For Shafran the Lehman project was even more awkward than it would be for other Treasury staffers because he was a casual friend of Fuld’s. They knew each other from Sun Valley, where Shafran had become a city councilman in Ketchum and Fuld owned ninety-seven acres in the area (worth some $27 million), with a main home on a private road across the Big Wood River and a cabin on the shore of Pettit Lake, right near Shafran’s. They played golf together at the Valley Club and socialized occasionally. Shafran liked Fuld and admired his intensity.
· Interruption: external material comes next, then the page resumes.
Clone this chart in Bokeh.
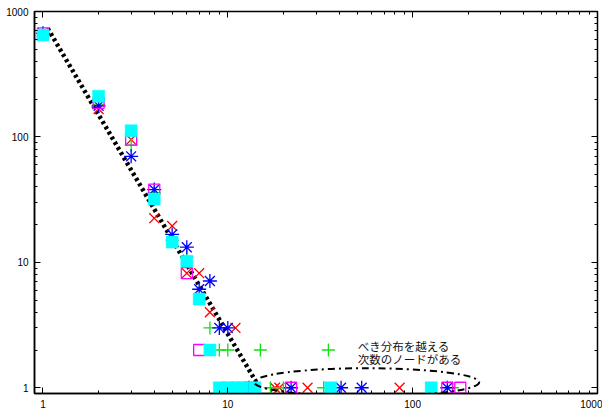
from bokeh.plotting import figure
from bokeh.models import LogAxis, FixedTicker, ColumnDataSource
from bokeh.core.properties import value
from bokeh.embed import file_html
from bokeh.resources import INLINE

# ---- data ----
red_x = [1, 2, 3, 4, 5, 6, 7, 8, 10, 11, 18, 19, 27, 85]
red_y = [670, 167, 95, 22.5, 19.5, 8.2, 8.2, 4, 1, 3, 1, 1, 1, 1]

green_x = [1, 2, 3, 4, 5, 6, 8, 9, 10, 15, 35, 17, 20, 33, 164]
green_y = [670, 180, 86, 36, 15, 11, 3, 2, 2, 2, 2, 1, 1, 1, 1]

blue_x = [1, 2, 3, 4, 5, 6, 7, 8, 9, 10, 13, 22, 41, 53, 154]
blue_y = [670, 177, 70, 38, 16.7, 13.2, 6.1, 7.1, 3, 3, 1, 1, 1, 1, 1]

magenta_x = [1, 2, 3, 4, 6, 7, 13, 22, 154, 181]
magenta_y = [670, 187, 95, 38, 8.2, 2, 1, 1, 1, 1]

cyan_x = [1, 2, 3, 4, 5, 6, 7, 8, 9, 10, 11, 12, 14, 36, 126]
cyan_y = [649, 211, 112, 32, 14.5, 10.2, 5.1, 2, 1, 1, 1, 1, 1, 1, 1]

# power-law guide line (end points)
fit_x = [1.06, 14.6]
fit_c = 850.0
fit_exp = -2.5
fit_y = [fit_c * xv ** fit_exp for xv in fit_x]

# annotation
note_lines = ["べき分布を越える", "次数のノードがある"]
note_x = [50.4, 50.4]
note_y = [2.14, 1.71]

# ellipse marking the outliers
ell_x = [56.4]
ell_y = [1.107]

major = [1, 10, 100, 1000]
minor = [m * d for d in (1, 10, 100) for m in range(2, 10)]
labels = {1: "1", 10: "10", 100: "100", 1000: "1000"}

p = figure(width=602, height=412, x_axis_type="log", y_axis_type="log",
           x_range=(0.9, 1000), y_range=(0.9, 1000),
           output_backend="svg", toolbar_location=None,
           min_border_left=34, min_border_right=5,
           min_border_top=11, min_border_bottom=19)
p.background_fill_color = "white"
p.border_fill_color = "white"
p.outline_line_color = "black"
p.outline_line_width = 1.5
p.xgrid.visible = False
p.ygrid.visible = False

font = "Liberation Sans"
for ax in (p.xaxis[0], p.yaxis[0]):
    ax.ticker = FixedTicker(ticks=major, minor_ticks=minor)
    ax.major_label_overrides = labels
    ax.major_tick_in = 6
    ax.major_tick_out = 0
    ax.minor_tick_in = 3
    ax.minor_tick_out = 0
    ax.axis_line_width = 1.5
    ax.axis_line_color = "black"
    ax.major_tick_line_color = "black"
    ax.minor_tick_line_color = "black"
    ax.major_label_text_font = font
    ax.major_label_text_font_size = "10px"
    ax.major_label_text_color = "black"
    ax.major_label_standoff = 6

for loc in ("right", "above"):
    ax = LogAxis(ticker=FixedTicker(ticks=major, minor_ticks=minor))
    ax.major_tick_in = 6
    ax.major_tick_out = 0
    ax.minor_tick_in = 3
    ax.minor_tick_out = 0
    ax.axis_line_color = None
    ax.major_label_text_font_size = "0px"
    ax.major_label_standoff = 0
    ax.major_label_overrides = {1: "", 10: "", 100: "", 1000: ""}
    p.add_layout(ax, loc)

# guide line
p.line(fit_x, fit_y, line_color="black", line_width=4.5, line_dash="3 3")

# series
p.scatter(red_x, red_y, marker="x", size=14, line_color="#ff0000", line_width=1.3)
p.scatter(green_x, green_y, marker="cross", size=13, line_color="#11e011", line_width=1.3)
p.scatter(blue_x, blue_y, marker="asterisk", size=14, line_color="#0000ff", line_width=1.3)
p.scatter(magenta_x, magenta_y, marker="square", size=11, line_color="#ff00ff",
          fill_color=None, line_width=1.3)
p.scatter(cyan_x, cyan_y, marker="square", size=12, line_color="#00ffff",
          fill_color="#00ffff", line_width=0.5)

# ellipse
p.ellipse(ell_x, ell_y, width=225, height=28, width_units="screen", height_units="screen",
          fill_color=None, line_color="black", line_width=2, line_dash="7 4 2 4")

# annotation
src = ColumnDataSource(dict(x=note_x, y=note_y, t=note_lines))
p.text(x="x", y="y", text="t", source=src, text_font=value("Noto Sans CJK JP"),
       text_font_size="11.5px", text_baseline="middle", text_align="left",
       text_color="#111111")

open("out.html", "w").write(file_html(p, INLINE))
But now, as Shafran was sitting in the gas station parking lot on the phone, he gave Paulson a progress report. He said he had held some conference calls with the Fed and SEC, and while they thought it was impossible to truly estimate the systemic risk, he felt that they were finally at least paying attention to the challenge. “They are on it,” he said. “I’m comfortable.” He explained that they had identified four risks within Lehman: its repo book, or portfolio of repurchase agreements; its derivative book; its broker dealer; and its illiquid assets, such as real estate and private equity investment.

Paulson knew he couldn’t do much for Lehman himself. Treasury itself did not have any powers to regulate Lehman, so it would be left to the other agencies to help manage a failure. But that made him anxious.

Earlier in the summer, David Nason had held a meeting with the SEC and told Paulson they were not on top of the situation. With streams of spreadsheets of Lehman’s derivative positions splayed before them in the Grant conference room, he had questioned Michael A. Macchiaroli, an associate director at the SEC, about what they would do if Lehman failed.

“There are a lot of positions,” Macchiaroli said. “I’m not sure what we’d do with the positions, but we’d try to net them out, and we’d go in there, and SIPC would come in,” he added, referring to Securities Investor Protection Corporation, which acts in a quasi-FDIC capacity but on a much smaller scale.